** BEGIN **

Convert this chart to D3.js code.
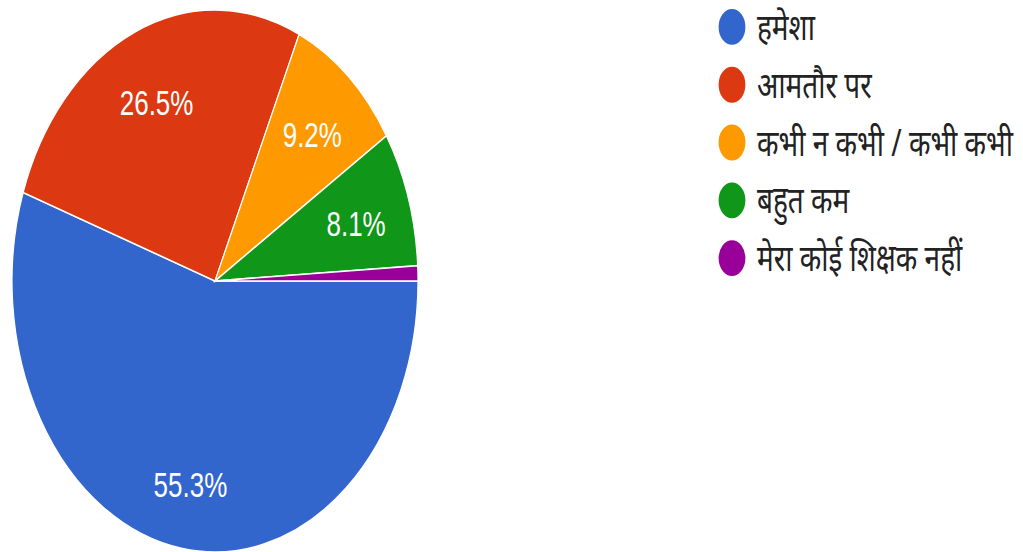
<!DOCTYPE html>
<html>
<head>
<meta charset="utf-8">
<script src="https://cdn.jsdelivr.net/npm/d3@7"></script>
<style>
  body { margin: 0; background: #fff; }
  svg { display: block; }
</style>
</head>
<body>
<svg width="1023" height="552"></svg>
<script>
var labels = ["हमेशा", "आमतौर पर", "कभी न कभी / कभी कभी", "बहुत कम", "मेरा कोई शिक्षक नहीं"];
var values = [55.3, 26.5, 9.2, 8.1, 0.9];
var colors = ["#3366cc", "#dc3912", "#ff9900", "#109618", "#990099"];

var data = labels.map(function(l, i) { return {label: l, value: values[i], color: colors[i]}; });

var svg = d3.select("svg");
// the picture is stretched vertically, so draw everything in a squashed frame
var sy = 1.335;
var g = svg.append("g").attr("transform", "scale(1," + sy + ")");

var cx = 215, cy = 210.5, r = 203;

var pie = d3.pie()
    .sort(null)
    .value(function(d) { return d.value; })
    .startAngle(Math.PI / 2)
    .endAngle(Math.PI / 2 + 2 * Math.PI);

var arc = d3.arc().innerRadius(0).outerRadius(r);
var labelArc = d3.arc().innerRadius(r * 0.73).outerRadius(r * 0.73);

var chart = g.append("g").attr("transform", "translate(" + cx + "," + cy + ")");

chart.selectAll("path")
    .data(pie(data))
    .enter().append("path")
    .attr("d", arc)
    .attr("fill", function(d) { return d.data.color; })
    .attr("stroke", "#fff")
    .attr("stroke-width", 1.2);

chart.selectAll("text")
    .data(pie(data).filter(function(d) { return d.data.value > 5; }))
    .enter().append("text")
    .attr("transform", function(d) { return "translate(" + labelArc.centroid(d) + ")"; })
    .attr("text-anchor", "middle")
    .attr("dy", function(d) { return d.data.value > 50 ? "0.6em" : "0.45em"; })
    .attr("fill", "#fff")
    .style("font-family", "'Liberation Sans', Arial, sans-serif")
    .style("font-size", "26px")
    .text(function(d) { return d.data.value.toFixed(1) + "%"; });

var ly = d3.scalePoint()
    .domain(labels)
    .range([20.2, 193.3]);

var legend = g.append("g").selectAll("g")
    .data(data)
    .enter().append("g")
    .attr("transform", function(d) { return "translate(732," + ly(d.label) + ")"; });

legend.append("circle")
    .attr("r", 13.4)
    .attr("fill", function(d) { return d.color; });

legend.append("text")
    .attr("x", 25)
    .attr("dy", "0.35em")
    .attr("fill", "#222")
    .style("font-family", "'Noto Sans', sans-serif")
    .style("font-size", "28px")
    .text(function(d) { return d.label; });
</script>
</body>
</html>
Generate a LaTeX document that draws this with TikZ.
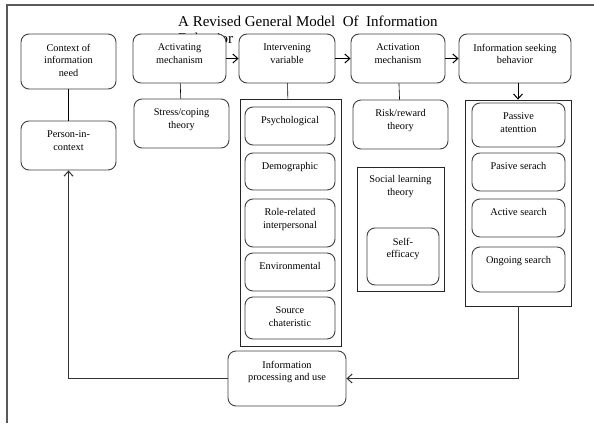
\documentclass[tikz,border=0pt]{standalone}
\usepackage{fontspec}
\setmainfont{Liberation Serif}
\usetikzlibrary{arrows.meta,fit}
\newcommand\rbx[6]{\node[rbox,fit={(#2,#3)(#4,#5)}] (#1) {};
  \node[lbl] at ([yshift=-10pt]#1.north) {#6};}
\newcommand\cbx[5]{\node[cbox,fit={(#2,#3)(#4,#5)}] (#1) {};}
\begin{document}
\begin{tikzpicture}[x=1pt,y=-1pt,
  rbox/.style={draw=black!75,line width=0.9pt,rounded corners=8pt,fill=white,inner sep=0pt},
  cbox/.style={draw=black!85,line width=0.8pt,fill=white,inner sep=0pt},
  lbl/.style={anchor=north,align=center,inner sep=0pt,font=\fontsize{10.3}{12.8}\selectfont},
  arr/.style={-{Straight Barb[length=5pt,width=9pt,line width=1pt]},line width=0.9pt},
  link/.style={line width=0.6pt},
  loopline/.style={line width=1.4pt,draw=black!80},
  frame/.style={draw=black!65,line width=1.3pt}]
\useasboundingbox (0,0) rectangle (594,423);
% frame
\draw[frame] (7,423) -- (7,5) -- (594,5);
% title (second line partly hidden by the boxes)
\node[anchor=north west,align=left,inner sep=0pt,font=\fontsize{15}{17}\selectfont] (title) at (178,15.5)
  {A Revised General Model\ \ Of\ \ Information\\Behavior};
% top row
\rbx{ctx}{21}{34}{116}{89}{Context of\\information\\need}
\rbx{act}{133}{34}{226}{83}{Activating\\mechanism}
\rbx{inter}{239}{34}{335}{83}{Intervening\\variable}
\rbx{actv}{351}{34}{445}{83}{Activation\\mechanism}
\rbx{seek}{459}{34}{571}{83}{Information seeking\\behavior}
% left column
\rbx{pic}{21}{121}{116}{170}{Person-in-\\context}
\rbx{stress}{134}{99}{229}{148}{Stress/coping\\theory}
% intervening variables
\cbx{intc}{240}{99}{341}{346}
\rbx{psy}{245}{107}{335}{145}{Psychological}
\rbx{demo}{245}{153}{335}{190}{Demographic}
\rbx{role}{245}{199}{335}{247}{Role-related\\interpersonal}
\rbx{env}{245}{253}{335}{291}{Environmental}
\rbx{src}{245}{297}{335}{339}{Source\\chateristic}
% activation mechanism
\rbx{risk}{353}{100}{448}{149}{Risk/reward\\theory}
\cbx{slc}{357}{167}{444}{291}
\node[lbl] (slct) at ([yshift=-8.5pt]slc.north) {Social learning\\theory};
\rbx{self}{367}{228}{439}{285}{Self-\\efficacy}
% information seeking behaviour
\cbx{seekc}{465}{100}{571}{306}
\rbx{pas}{472}{103}{565}{147}{Passive\\atenttion}
\rbx{pas2}{472}{153}{565}{191}{Pasive serach}
\rbx{acts}{472}{199}{565}{237}{Active search}
\rbx{ong}{472}{247}{565}{292}{Ongoing search}
% processing
\rbx{proc}{228}{351}{346}{406}{Information\\processing and use}
% connectors
\draw[arr] (act) -- (inter);
\draw[arr] (inter) -- (actv);
\draw[arr] (actv) -- (seek);
\draw[link] (ctx) -- (pic);
\draw[link] (act) -- (stress);
\draw[link] (inter) -- (intc);
\draw[link] (actv) -- (risk);
\draw[arr] (seekc.north |- seek.south) -- (seekc.north);
\draw[loopline,arr] (seekc.south) |- (proc.east);
\draw[loopline,arr] (proc.west) -| (pic.south);
\end{tikzpicture}
\end{document}
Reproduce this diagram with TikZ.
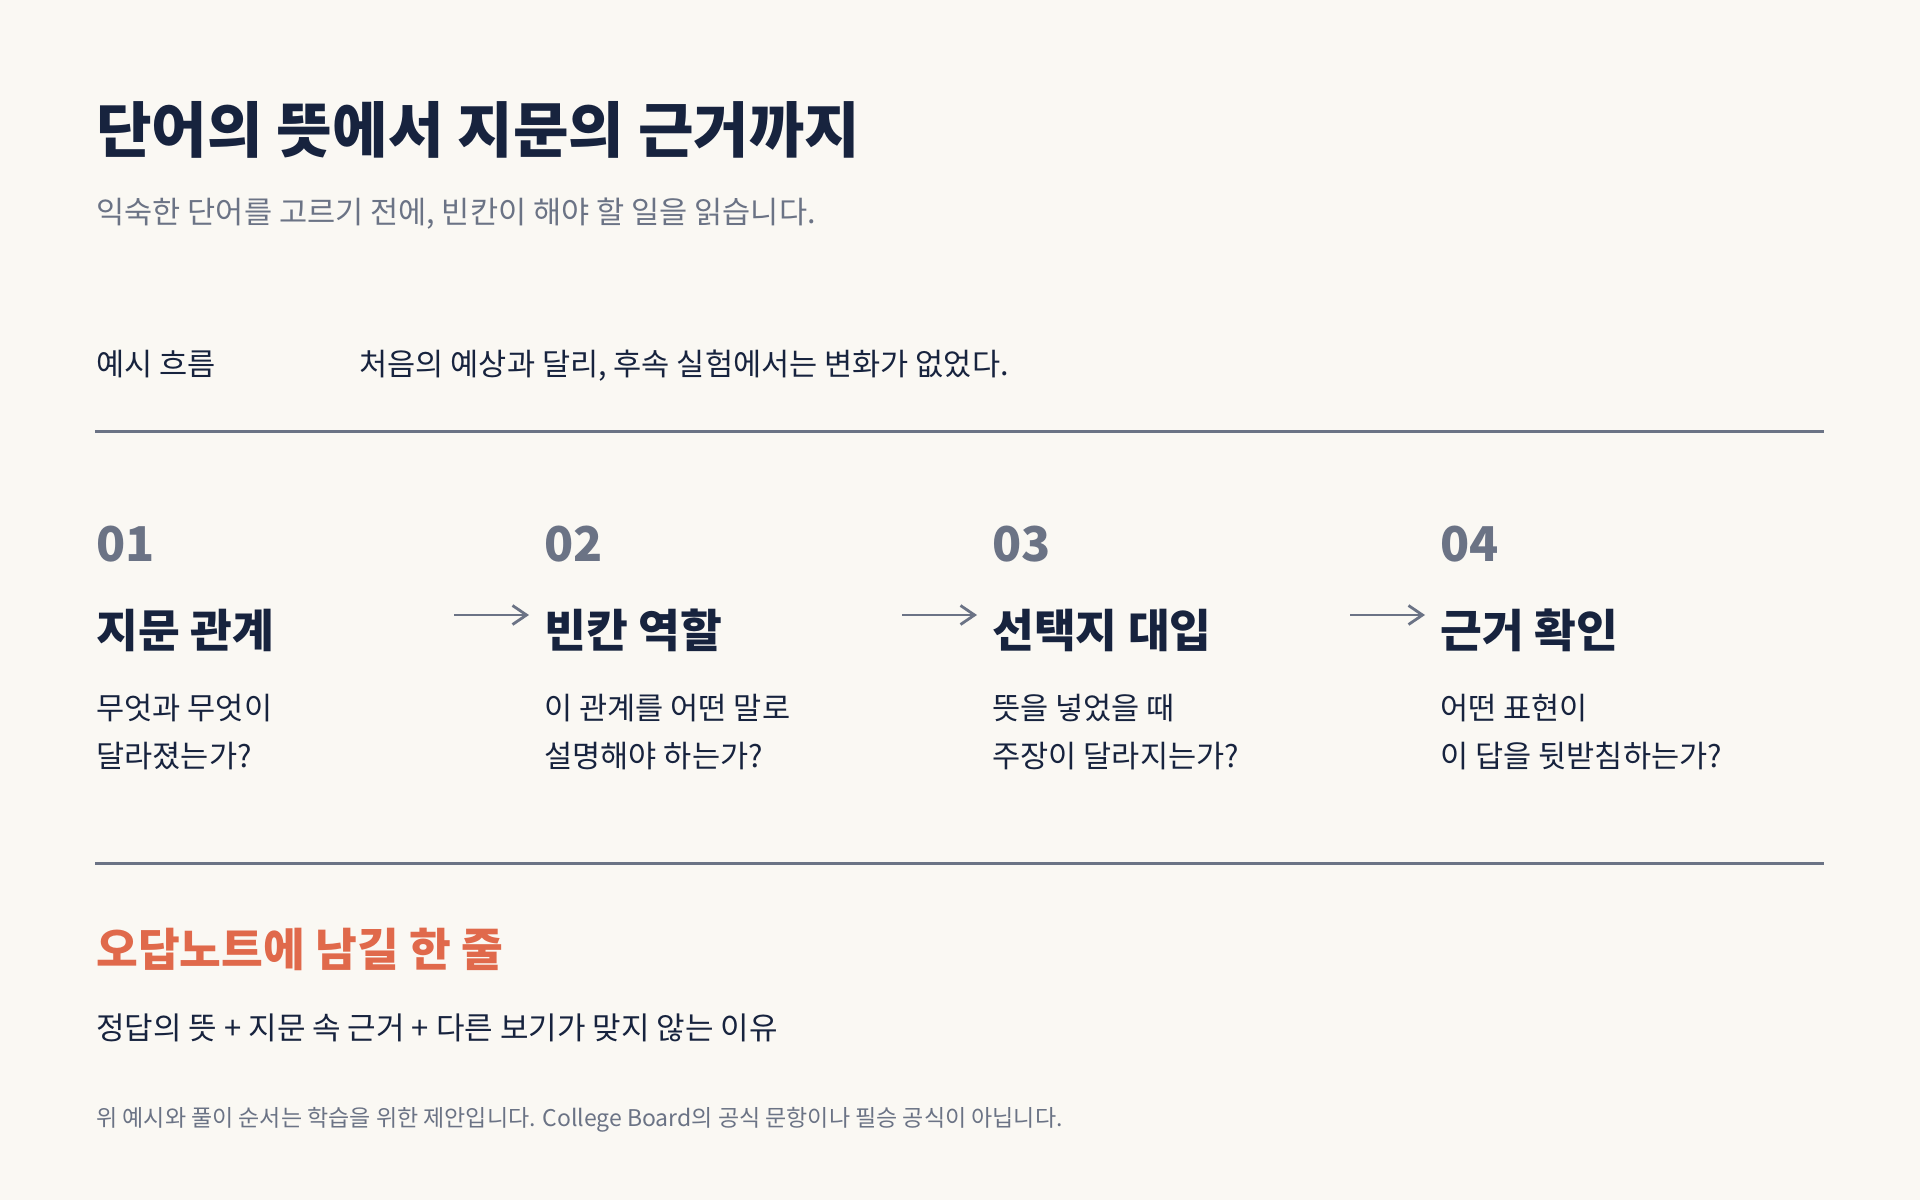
\documentclass[tikz,border=0pt]{standalone}
\usepackage{fontspec}
\setmainfont{Noto Sans CJK KR}
\usepackage{tikz}
\usetikzlibrary{arrows.meta}
\definecolor{paper}{HTML}{FAF8F3}
\definecolor{ink}{HTML}{17233E}
\definecolor{slate}{HTML}{6B7385}
\definecolor{coral}{HTML}{E0694B}

\begin{document}
\begin{tikzpicture}[x=0.5pt,y=-0.5pt]
	\tikzstyle{every node} = [inner sep = 0, anchor = base west]
	\tikzstyle{rule} = [draw = slate, line width = 1.5pt]
	\tikzstyle{flow} = [draw = slate, line width = 1.4pt, -{Straight Barb[length=7pt,width=9.5pt]}]
	\tikzstyle{num} = [text = slate, font = \fontsize{24}{24}\bfseries]
	\tikzstyle{head} = [text = ink, font = \fontsize{22.7}{22.7}\bfseries]
	\tikzstyle{body} = [text = ink, align = left, font = \fontsize{15.3}{24}\selectfont]
\fill[paper] (0,0) rectangle (1920,1200);
\useasboundingbox (0,0) rectangle (1920,1200);
\node[text = ink, font = \fontsize{30.2}{30.2}\bfseries] (title) at (96,152) {단어의 뜻에서 지문의 근거까지};
\node[text = slate, font = \fontsize{15.3}{15.3}\selectfont] (sub) at (96,223) {익숙한 단어를 고르기 전에, 빈칸이 해야 할 일을 읽습니다.};
\node[text = ink, font = \fontsize{15.3}{15.3}\selectfont] (ex) at (96,375) {예시 흐름};
\node[text = ink, font = \fontsize{15.3}{15.3}\selectfont] (exline) at (359,375) {처음의 예상과 달리, 후속 실험에서는 변화가 없었다.};
\coordinate (top0) at (95,431);
\coordinate (top1) at (1824,431);
\path[rule] (top0) -- (top1);
\node[num] (n1) at (96,561) {01};
\node[num] (n2) at (544,561) {02};
\node[num] (n3) at (992,561) {03};
\node[num] (n4) at (1440,561) {04};
\node[head] (h1) at (96,647) {지문 관계};
\node[head] (h2) at (544,647) {빈칸 역할};
\node[head] (h3) at (992,647) {선택지 대입};
\node[head] (h4) at (1440,647) {근거 확인};
\node[body] (b1) at (96,767) {무엇과 무엇이\\달라졌는가?};
\node[body] (b2) at (544,767) {이 관계를 어떤 말로\\설명해야 하는가?};
\node[body] (b3) at (992,767) {뜻을 넣었을 때\\주장이 달라지는가?};
\node[body] (b4) at (1440,767) {어떤 표현이\\이 답을 뒷받침하는가?};
\coordinate (a1) at (454,615);
\coordinate (a2) at (902,615);
\coordinate (a3) at (1350,615);
	\path[flow] (a1) -- ([xshift=-7.5pt]a1 -| h2.west);
	\path[flow] (a2) -- ([xshift=-7.5pt]a2 -| h3.west);
	\path[flow] (a3) -- ([xshift=-7.5pt]a3 -| h4.west);
\coordinate (bot0) at (95,863);
\coordinate (bot1) at (1824,863);
\path[rule] (bot0) -- (bot1);
\node[text = coral, font = \fontsize{22.7}{22.7}\bfseries] (note) at (96,966) {오답노트에 남길 한 줄};
\node[text = ink, font = \fontsize{15.5}{15.5}\selectfont] (sum) at (96,1039) {정답의 뜻 + 지문 속 근거 + 다른 보기가 맞지 않는 이유};
\node[text = slate, font = \fontsize{11.5}{11.5}\selectfont] (foot) at (96,1126) {위 예시와 풀이 순서는 학습을 위한 제안입니다. College Board의 공식 문항이나 필승 공식이 아닙니다.};
\end{tikzpicture}
\end{document}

** END **

Extract, word for word, each line from the top of the data down to and including the line with "var labelArc = d3.arc().innerRadius(r"; skip the pictures.

Convert this chart to D3.js code.
<!DOCTYPE html>
<html>
<head>
<meta charset="utf-8">
<script src="https://cdn.jsdelivr.net/npm/d3@7"></script>
<style>
  body { margin: 0; background: #fff; }
  svg { display: block; }
</style>
</head>
<body>
<svg width="1023" height="552"></svg>
<script>
var labels = ["हमेशा", "आमतौर पर", "कभी न कभी / कभी कभी", "बहुत कम", "मेरा कोई शिक्षक नहीं"];
var values = [55.3, 26.5, 9.2, 8.1, 0.9];
var colors = ["#3366cc", "#dc3912", "#ff9900", "#109618", "#990099"];

var data = labels.map(function(l, i) { return {label: l, value: values[i], color: colors[i]}; });

var svg = d3.select("svg");
// the picture is stretched vertically, so draw everything in a squashed frame
var sy = 1.335;
var g = svg.append("g").attr("transform", "scale(1," + sy + ")");

var cx = 215, cy = 210.5, r = 203;

var pie = d3.pie()
    .sort(null)
    .value(function(d) { return d.value; })
    .startAngle(Math.PI / 2)
    .endAngle(Math.PI / 2 + 2 * Math.PI);

var arc = d3.arc().innerRadius(0).outerRadius(r);
var labelArc = d3.arc().innerRadius(r * 0.73).outerRadius(r * 0.73);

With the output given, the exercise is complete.